GUNTERSBLUM – Das Highlight war sicher der Moment, als Frau Holle ihre Kissen geschüttelt hatte. Jedes Kind erhielt vor der Vorstellung ein Tütchen mit Federn und pustete diese durch den Saal, was für eine ausgelassene Stimmung sorgte. Insgesamt 160 Kinder sahen im Gemeindesaal der evangelischen Kirche in Guntersblum zwei fantastische Mitmach-Vorstellungen an.
Die Theateraufführung „Frau Holle“ entstand aus einem Wunsch. Irgendwann im Frühjahr habe es ein Gespräch gegeben, bei dem es darum ging, neue Impulse für die Vereinsarbeit zu finden und gleichzeitig jüngere Frauen anzusprechen, erzählt Dagmar Muth vom Landfrauenverband. „Eine Person gab zu bedenken, dass sich viele Familien mit mehreren Kindern einen Theaterbesuch vor Weihnachten nicht leisten können“, erinnert sich Muth. „Und so haben wir dann angefangen zu planen.”
Muth ist im Landfrauenverein in Guntersblum für die sogenannten „jungen Landfrauen“ zuständig. Seit 1970 bringt sich der Verein ehrenamtlich im Ort ein. „Aktuell haben wir 143 Landfrauen und zwei Landmänner”, ergänzt erste Vorsitzende Hilde von Seelen. „Unser Jahresprogramm bietet Kulturveranstaltungen, naturkundliche Unternehmungen, Gesundheits- und Ernährungsberatungen, Film- und Theateraufführungen, Lesungen, Vorträge, kreatives Gestalten, Ortsführungen sowie Bildungsfahrten an.“ Und jetzt auch das Mitmach-Theater.

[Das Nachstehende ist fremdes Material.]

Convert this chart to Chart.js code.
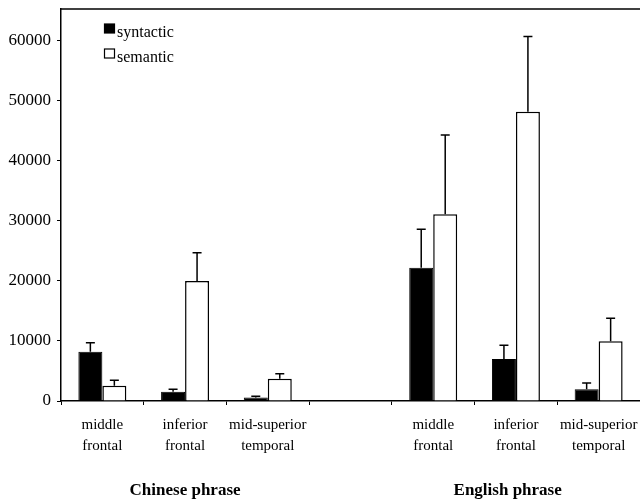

Claudia Sohns, Leiterin einer anderen Erwachsenentheatergruppe, meisterte mit ihrer Flexibilität und zusammen mit den Darstellerinnen die Herausforderung, das Stück selbst umzuschreiben, bravourös. Kurzfristig übernahm sie zudem die Hauptrolle, als die ursprünglich vorgesehene Darstellerin krankheitsbedingt absagen musste. Auch bei der Gestaltung der Kostüme und Dekoration bewiesen die Landfrauen Einfallsreichtum. Die Kleider wurden teils gekauft und dann angepasst, während die Dekoration in Handarbeit entstand. „Die Damen haben schwer gebastelt“, berichtet Muth und zeigt sich dankbar, dass der Techniker zu einem wirklich günstigen Preis das Event begleitete. Er war nicht der Einzige, der finanziell – neben Spenden – der Verwirklichung auf die Beine half. Die Aufführung fand im Kirchensaal statt, der ebenfalls von der Kirche günstig zur Verfügung gestellt wurde.
Der Verein zeigte sich beeindruckt von der Resonanz. Ob weitere Aufführungen oder neue Projekte folgen, soll in Gesprächen aber erst geklärt werden.
So oder so steht die „Frau Holle“ aus Guntersblum exemplarisch für die Kreativität und den Zusammenhalt bei den Landfrauen: einen Verein, der modern interpretiert für Kinder und Familien zugänglich gemacht werden kann.
„Wir haben gezeigt, dass wir mehr können, als Kuchen zu backen“, schmunzelt Muth. „Die eine oder andere Mutter kam danach mit der Bemerkung, ach, das war ja toll und hat sich mal erkundigt, was die Landfrauen denn so machen.“ Eine bessere Werbung gibt es kaum. „Zumindest macht man sich bei Personen bekannter, die uns vielleicht so noch nicht auf dem Schirm hatten“, so Muth. Nämlich die jungen Mütter oder Mütter von Kindern in dem Kindergarten- und Grundschulalter. Was sie gemeinsam leisten können, hat das Mitmach-Theater deutlich gezeigt.